En janvier 2024, le cyclone Belal avait déjà fragilisé l’agriculture, avant un épisode de sécheresse de près de sept mois qui a mis à mal la culture de canne à sucre, laquelle occupe plus de la moitié des surfaces agricoles de l’île. La vitesse des vents lors de ces événements climatiques extrêmes est accentuée par le réchauffement climatique, en particulier par la hausse des températures des océans, montrait une étude publiée en novembre dernier.
«Avec ce nouveau cyclone d’une intensité inédite, toutes les filières sont concernées, estime Olivier Fontaine. On se demande comment on va récolter la canne, les exploitations de fruits et légumes sont dévastées et de nombreux élevages ont perdu leur toit. Même les cultures traditionnelles comme la vanille ou le cacao ont été touchées. Et les dégâts ne sont pas terminés, car nous assistons maintenant à des épisodes de fortes chaleurs qui devraient encore dégrader les rares cultures restantes.»

«Il ne pouvait plus faire boire ses animaux »
Dans le même temps, plusieurs communes sont toujours privées d’eau et d’électricité, depuis le passage du cyclone Garance. Selon les services de l’État, mardi 4 mars, 31 000 foyers n’ont plus d’eau courante. Dans le quartier du Tapage à Saint-Louis, dans le sud de l’île, «un éleveur de bovins a appelé à l’aide, car il ne pouvait plus faire boire ses animaux», raconte Karine Folio de la FDSEA.
À La Plaine des Cafres, Antony Smith est, lui aussi, privé d’eau depuis cinq jours. «Nous avons une petite retenue collinaire, mais si elle ne se recharge pas avec les pluies, nous n’aurons plus rien d’ici quelques jours», s’inquiète celui qui irrigue ses plants avec un système de pompage qu’il fait fonctionner grâce à un groupe électrogène, faute d’électricité dans son quartier.

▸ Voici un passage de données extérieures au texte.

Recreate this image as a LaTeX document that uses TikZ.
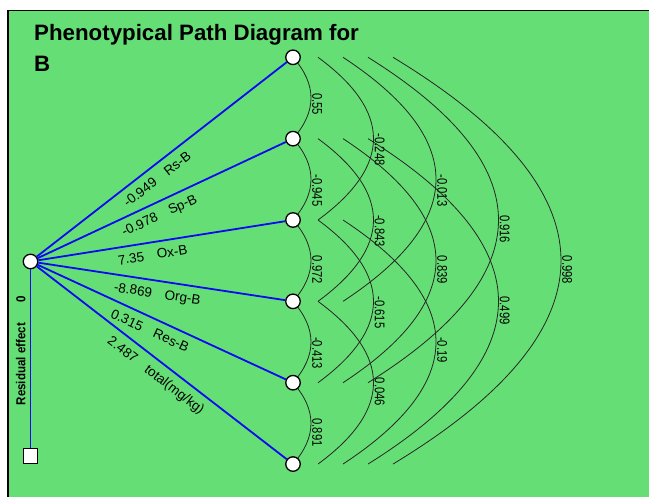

Dans ce contexte, «les agriculteurs sont très atteints, estime Olivier Fontaine. Ils sont à la fois en colère et déçus». Dans le même temps, les fruits et légumes sur les étals des marchés et des primeurs se raréfient. Lucien Grondin, qui tient un commerce sur le bord de route dans le nord de la commune du Tampon, au sud de l’île, n’a «déjà plus de brèdes [des légumes à feuilles, NDLR]». «Il faudra attendre au moins deux mois pour en retrouver», indique le gérant, qui cultive en parallèle des pommes de terre et des tomates. «Nous n’avons plus rien dans nos champs, assure-t-il. Alors en tant que producteur et revendeur, je perds des deux côtés.»
Pour tenter de limiter les pertes, Antony Smith, à la Plaine des Cafres, prend le risque de ne pas attendre de remplacer ses bâches trouées avant de replanter. «Nous avons déjà commencé à replanter des fraises. Nous savons que s’il y a de grosses averses, nous perdrons à nouveau toute la production, mais nous n’avons pas le choix. Il nous faut de la trésorerie pour réparer et nous ne pouvons pas rester les bras croisés en attendant des aides de l’État.»

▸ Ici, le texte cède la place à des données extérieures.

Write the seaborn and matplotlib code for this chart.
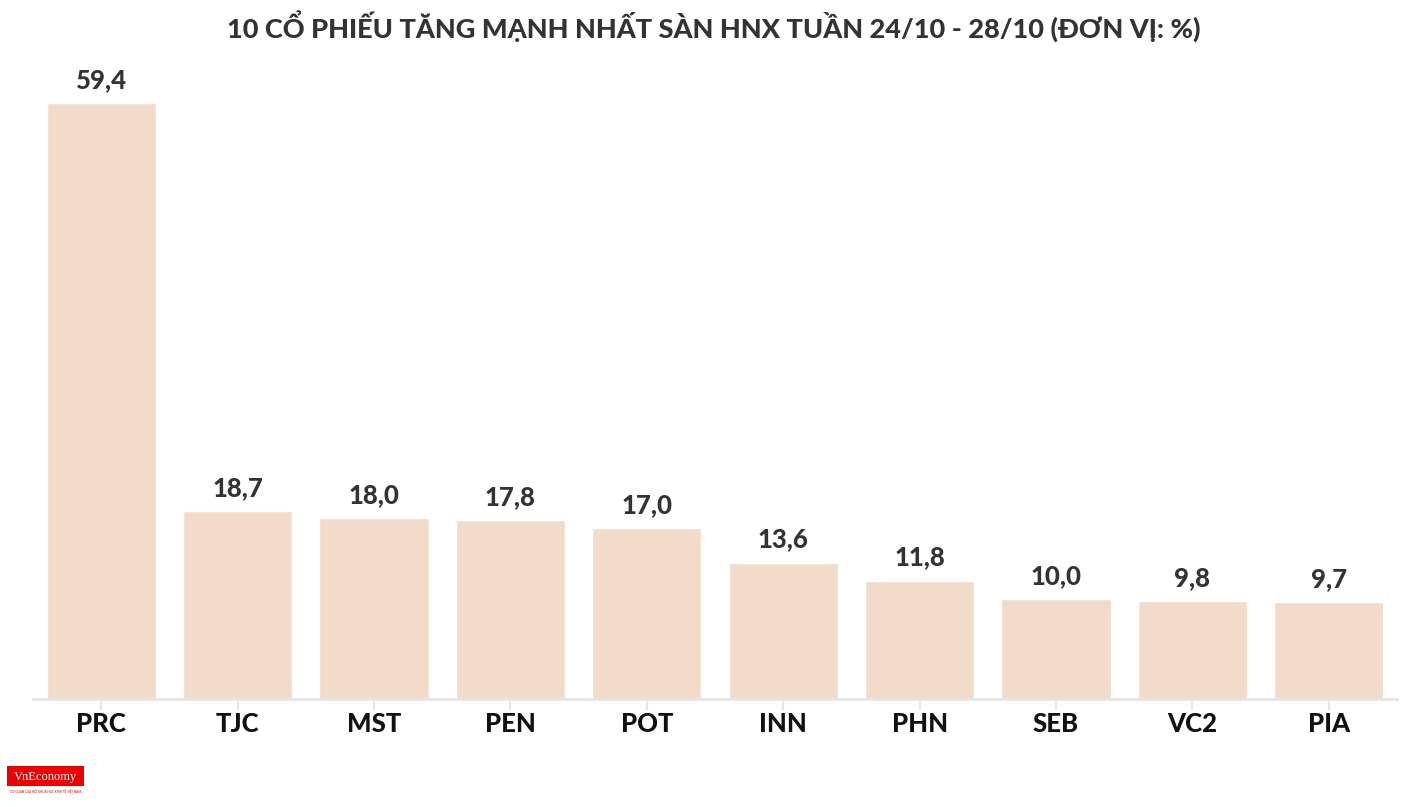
import matplotlib
matplotlib.use("Agg")
import matplotlib.pyplot as plt
import seaborn as sns
import pandas as pd
from matplotlib.patches import Rectangle

tickers = ["PRC", "TJC", "MST", "PEN", "POT", "INN", "PHN", "SEB", "VC2", "PIA"]
values = [59.4, 18.7, 18.0, 17.8, 17.0, 13.6, 11.8, 10.0, 9.8, 9.7]
title = "10 CỔ PHIẾU TĂNG MẠNH NHẤT SÀN HNX TUẦN 24/10 - 28/10 (ĐƠN VỊ: %)"

sns.set_theme(style="white")
plt.rcParams["font.family"] = ["Lato", "DejaVu Sans"]

df = pd.DataFrame({"ticker": tickers, "value": values})

W, H = 1428, 807
fig = plt.figure(figsize=(W / 100, H / 100), dpi=100)
ax_left, ax_right = 33, 1397
ax_bottom, ax_top = 699, 60
ax = fig.add_axes([ax_left / W, 1 - ax_bottom / H, (ax_right - ax_left) / W, (ax_bottom - ax_top) / H])

bar_color = "#F2DBC9"
sns.barplot(data=df, x="ticker", y="value", color=bar_color, saturation=1, width=0.8, ax=ax)

px_per_unit = (699 - 103) / 59.4
ax.set_ylim(0, (ax_bottom - ax_top) / px_per_unit)
ax.set_xlim(-0.5, len(tickers) - 0.5)

for i, v in enumerate(values):
    ax.text(i, v + 1.1, f"{v:.1f}".replace(".", ","), ha="center", va="bottom",
            fontsize=18.5, fontweight="black", color="#333333")

ax.set_xlabel("")
ax.set_ylabel("")
ax.set_yticks([])
for s in ["top", "right", "left"]:
    ax.spines[s].set_visible(False)
ax.spines["bottom"].set_color("#e6e6e6")
ax.spines["bottom"].set_linewidth(2)
ax.tick_params(axis="x", length=8, width=1.5, color="#e6e6e6", pad=1,
               labelsize=18.5, labelcolor="#111111", bottom=True)
for lbl in ax.get_xticklabels():
    lbl.set_fontweight("black")

fig.text(0.5, 1 - 27 / H, title, ha="center", va="center", fontsize=19.5,
         fontweight="black", color="#333333")

# logo
fig.patches.append(Rectangle((7 / W, 1 - 786 / H), 77 / W, 20 / H, transform=fig.transFigure,
                             facecolor="#ee0000", edgecolor="none"))
fig.text(45 / W, 1 - 777 / H, "VnEconomy", ha="center", va="center", fontsize=9,
         color="white", family="Liberation Serif")
fig.text(45 / W, 1 - 791 / H, "CƠ QUAN CỦA HỘI KHOA HỌC KINH TẾ VIỆT NAM", ha="center",
         va="center", fontsize=2.2, color="#cc0000")

fig.savefig("out.png", dpi=100)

Le manque de production locale devrait faire grimper les prix
La raréfaction des produits frais est «inévitable», selon Olivier Fontaine, qui craint une dépendance accrue aux importations. Selon le ministère de l’agriculture, La Réunion dépendait à 30% des fruits et légumes importés avant le passage de Garance. Et le manque de production locale à venir devrait faire grimper les prix. «Il y aura moins d’offres, mais aussi moins de concurrence face aux produits importés», souligne le président de la chambre d’agriculture.

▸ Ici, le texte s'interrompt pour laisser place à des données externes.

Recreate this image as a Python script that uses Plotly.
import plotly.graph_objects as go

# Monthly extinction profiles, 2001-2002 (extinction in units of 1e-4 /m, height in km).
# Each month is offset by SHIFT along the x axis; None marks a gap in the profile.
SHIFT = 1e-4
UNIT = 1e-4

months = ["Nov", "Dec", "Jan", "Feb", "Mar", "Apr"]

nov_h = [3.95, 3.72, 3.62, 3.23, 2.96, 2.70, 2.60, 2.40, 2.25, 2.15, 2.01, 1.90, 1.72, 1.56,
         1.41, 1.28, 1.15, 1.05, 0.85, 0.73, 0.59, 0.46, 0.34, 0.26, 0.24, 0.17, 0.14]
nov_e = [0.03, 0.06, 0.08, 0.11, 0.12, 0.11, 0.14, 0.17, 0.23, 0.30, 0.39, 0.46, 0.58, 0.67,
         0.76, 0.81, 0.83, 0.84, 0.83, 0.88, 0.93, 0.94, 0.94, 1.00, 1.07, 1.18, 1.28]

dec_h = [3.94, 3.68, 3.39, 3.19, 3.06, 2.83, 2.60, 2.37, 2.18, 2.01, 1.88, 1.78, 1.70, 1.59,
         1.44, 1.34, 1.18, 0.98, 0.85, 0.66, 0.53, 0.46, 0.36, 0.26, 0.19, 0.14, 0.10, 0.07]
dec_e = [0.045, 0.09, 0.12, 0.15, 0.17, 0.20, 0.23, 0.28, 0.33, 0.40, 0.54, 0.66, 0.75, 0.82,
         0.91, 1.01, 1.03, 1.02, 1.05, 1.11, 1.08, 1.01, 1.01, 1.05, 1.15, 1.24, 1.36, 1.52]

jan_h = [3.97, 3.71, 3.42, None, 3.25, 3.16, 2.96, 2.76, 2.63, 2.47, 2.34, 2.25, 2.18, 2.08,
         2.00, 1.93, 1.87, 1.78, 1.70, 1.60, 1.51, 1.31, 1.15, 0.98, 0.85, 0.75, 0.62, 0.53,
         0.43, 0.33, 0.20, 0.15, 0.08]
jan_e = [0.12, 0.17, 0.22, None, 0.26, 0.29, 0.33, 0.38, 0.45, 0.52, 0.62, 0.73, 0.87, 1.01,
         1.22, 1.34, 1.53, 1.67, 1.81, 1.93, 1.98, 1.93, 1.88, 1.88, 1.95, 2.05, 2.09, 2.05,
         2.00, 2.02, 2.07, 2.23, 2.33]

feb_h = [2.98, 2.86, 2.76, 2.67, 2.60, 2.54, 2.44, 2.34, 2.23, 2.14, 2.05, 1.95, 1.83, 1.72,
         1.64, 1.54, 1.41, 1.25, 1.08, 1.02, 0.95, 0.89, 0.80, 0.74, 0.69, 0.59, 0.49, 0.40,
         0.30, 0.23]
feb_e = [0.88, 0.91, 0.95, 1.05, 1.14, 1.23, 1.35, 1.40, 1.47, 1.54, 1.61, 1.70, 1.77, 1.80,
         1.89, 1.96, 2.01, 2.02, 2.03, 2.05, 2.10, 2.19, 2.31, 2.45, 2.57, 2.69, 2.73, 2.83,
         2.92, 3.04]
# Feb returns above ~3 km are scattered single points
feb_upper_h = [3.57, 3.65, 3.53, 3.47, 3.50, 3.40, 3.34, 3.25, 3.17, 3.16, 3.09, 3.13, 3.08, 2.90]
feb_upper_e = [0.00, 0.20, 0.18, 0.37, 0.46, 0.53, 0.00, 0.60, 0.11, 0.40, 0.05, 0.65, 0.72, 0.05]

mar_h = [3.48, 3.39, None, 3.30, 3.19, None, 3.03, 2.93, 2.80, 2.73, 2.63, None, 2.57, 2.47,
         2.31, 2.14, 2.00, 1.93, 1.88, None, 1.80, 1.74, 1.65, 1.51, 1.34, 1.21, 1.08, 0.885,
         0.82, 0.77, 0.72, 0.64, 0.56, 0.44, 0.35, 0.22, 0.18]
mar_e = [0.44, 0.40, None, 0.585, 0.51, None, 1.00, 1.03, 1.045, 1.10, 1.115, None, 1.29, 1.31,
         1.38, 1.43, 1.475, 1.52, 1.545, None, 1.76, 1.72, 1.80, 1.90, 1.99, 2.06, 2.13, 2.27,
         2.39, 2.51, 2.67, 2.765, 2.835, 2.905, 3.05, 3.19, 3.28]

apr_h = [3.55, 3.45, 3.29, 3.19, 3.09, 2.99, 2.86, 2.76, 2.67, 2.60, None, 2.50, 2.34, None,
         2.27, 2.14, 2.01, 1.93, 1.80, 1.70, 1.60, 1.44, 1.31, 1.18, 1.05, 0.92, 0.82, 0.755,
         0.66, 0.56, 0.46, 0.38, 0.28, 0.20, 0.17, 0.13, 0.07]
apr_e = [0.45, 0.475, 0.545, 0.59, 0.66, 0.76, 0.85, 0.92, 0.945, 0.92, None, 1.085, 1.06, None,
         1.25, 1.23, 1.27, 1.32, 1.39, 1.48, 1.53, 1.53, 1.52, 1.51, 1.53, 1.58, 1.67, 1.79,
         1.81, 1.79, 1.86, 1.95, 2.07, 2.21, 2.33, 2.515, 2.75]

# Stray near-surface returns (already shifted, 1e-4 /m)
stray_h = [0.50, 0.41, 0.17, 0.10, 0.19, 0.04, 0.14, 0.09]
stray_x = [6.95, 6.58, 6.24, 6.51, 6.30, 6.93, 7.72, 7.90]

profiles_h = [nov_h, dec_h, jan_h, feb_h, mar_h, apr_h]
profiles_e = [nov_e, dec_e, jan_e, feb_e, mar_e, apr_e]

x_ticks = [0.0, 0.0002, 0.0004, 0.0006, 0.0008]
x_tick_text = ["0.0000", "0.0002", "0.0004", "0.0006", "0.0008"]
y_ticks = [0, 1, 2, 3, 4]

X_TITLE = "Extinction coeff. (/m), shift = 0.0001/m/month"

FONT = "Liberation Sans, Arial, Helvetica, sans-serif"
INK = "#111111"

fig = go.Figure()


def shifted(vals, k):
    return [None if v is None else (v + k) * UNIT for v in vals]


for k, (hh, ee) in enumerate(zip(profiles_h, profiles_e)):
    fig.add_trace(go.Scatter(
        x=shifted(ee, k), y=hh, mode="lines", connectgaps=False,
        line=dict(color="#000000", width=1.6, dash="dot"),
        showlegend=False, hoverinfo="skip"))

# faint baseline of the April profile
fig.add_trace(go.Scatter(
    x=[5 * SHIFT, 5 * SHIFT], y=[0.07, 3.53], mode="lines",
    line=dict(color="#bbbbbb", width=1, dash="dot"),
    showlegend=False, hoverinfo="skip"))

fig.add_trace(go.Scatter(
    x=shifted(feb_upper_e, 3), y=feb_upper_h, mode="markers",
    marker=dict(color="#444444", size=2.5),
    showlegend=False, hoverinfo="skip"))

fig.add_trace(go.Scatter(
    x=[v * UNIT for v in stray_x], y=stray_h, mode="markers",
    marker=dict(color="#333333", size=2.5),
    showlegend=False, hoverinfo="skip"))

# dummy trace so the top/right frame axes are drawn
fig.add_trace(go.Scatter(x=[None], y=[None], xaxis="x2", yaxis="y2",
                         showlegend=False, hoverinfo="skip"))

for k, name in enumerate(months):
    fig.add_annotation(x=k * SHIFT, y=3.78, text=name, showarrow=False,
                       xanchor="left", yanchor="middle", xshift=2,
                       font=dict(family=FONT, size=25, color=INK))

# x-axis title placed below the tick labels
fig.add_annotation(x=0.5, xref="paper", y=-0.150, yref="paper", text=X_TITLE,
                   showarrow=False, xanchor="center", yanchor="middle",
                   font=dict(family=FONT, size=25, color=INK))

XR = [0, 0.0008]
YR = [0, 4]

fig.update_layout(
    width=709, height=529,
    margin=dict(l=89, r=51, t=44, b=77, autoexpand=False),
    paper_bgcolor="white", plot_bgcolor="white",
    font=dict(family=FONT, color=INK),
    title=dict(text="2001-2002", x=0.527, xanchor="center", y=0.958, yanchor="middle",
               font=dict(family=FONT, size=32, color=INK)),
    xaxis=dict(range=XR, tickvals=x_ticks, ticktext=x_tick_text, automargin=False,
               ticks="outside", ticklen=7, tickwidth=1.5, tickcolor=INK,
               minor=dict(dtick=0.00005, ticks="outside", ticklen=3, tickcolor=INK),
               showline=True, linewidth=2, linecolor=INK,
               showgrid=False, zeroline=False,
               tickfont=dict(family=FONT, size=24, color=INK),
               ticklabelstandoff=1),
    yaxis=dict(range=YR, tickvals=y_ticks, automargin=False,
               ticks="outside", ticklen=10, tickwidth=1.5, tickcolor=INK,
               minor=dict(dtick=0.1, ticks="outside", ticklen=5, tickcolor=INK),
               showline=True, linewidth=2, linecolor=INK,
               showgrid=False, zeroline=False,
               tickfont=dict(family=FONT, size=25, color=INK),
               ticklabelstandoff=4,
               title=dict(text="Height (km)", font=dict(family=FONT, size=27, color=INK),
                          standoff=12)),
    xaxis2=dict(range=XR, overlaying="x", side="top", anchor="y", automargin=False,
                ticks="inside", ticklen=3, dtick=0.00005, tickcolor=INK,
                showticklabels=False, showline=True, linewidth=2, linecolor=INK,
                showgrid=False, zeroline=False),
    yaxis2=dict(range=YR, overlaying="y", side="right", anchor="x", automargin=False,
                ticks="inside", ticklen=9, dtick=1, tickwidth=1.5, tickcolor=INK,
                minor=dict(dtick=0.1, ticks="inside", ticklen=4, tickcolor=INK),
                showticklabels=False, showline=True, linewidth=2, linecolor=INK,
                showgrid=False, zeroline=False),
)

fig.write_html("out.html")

Ses services ont demandé à l’État de placer le territoire en état «de catastrophe naturelle» et de reconnaître «l’état de calamité agricole», afin d’indemniser les agriculteur·ices. «Localement, il y a des situations sociales très compliquées», assure Olivier Fontaine. Pour que les choses s’accélèrent, il compte sur la visite sur le territoire du ministre des Outre-mer, Manuel Valls, prévue en fin de semaine.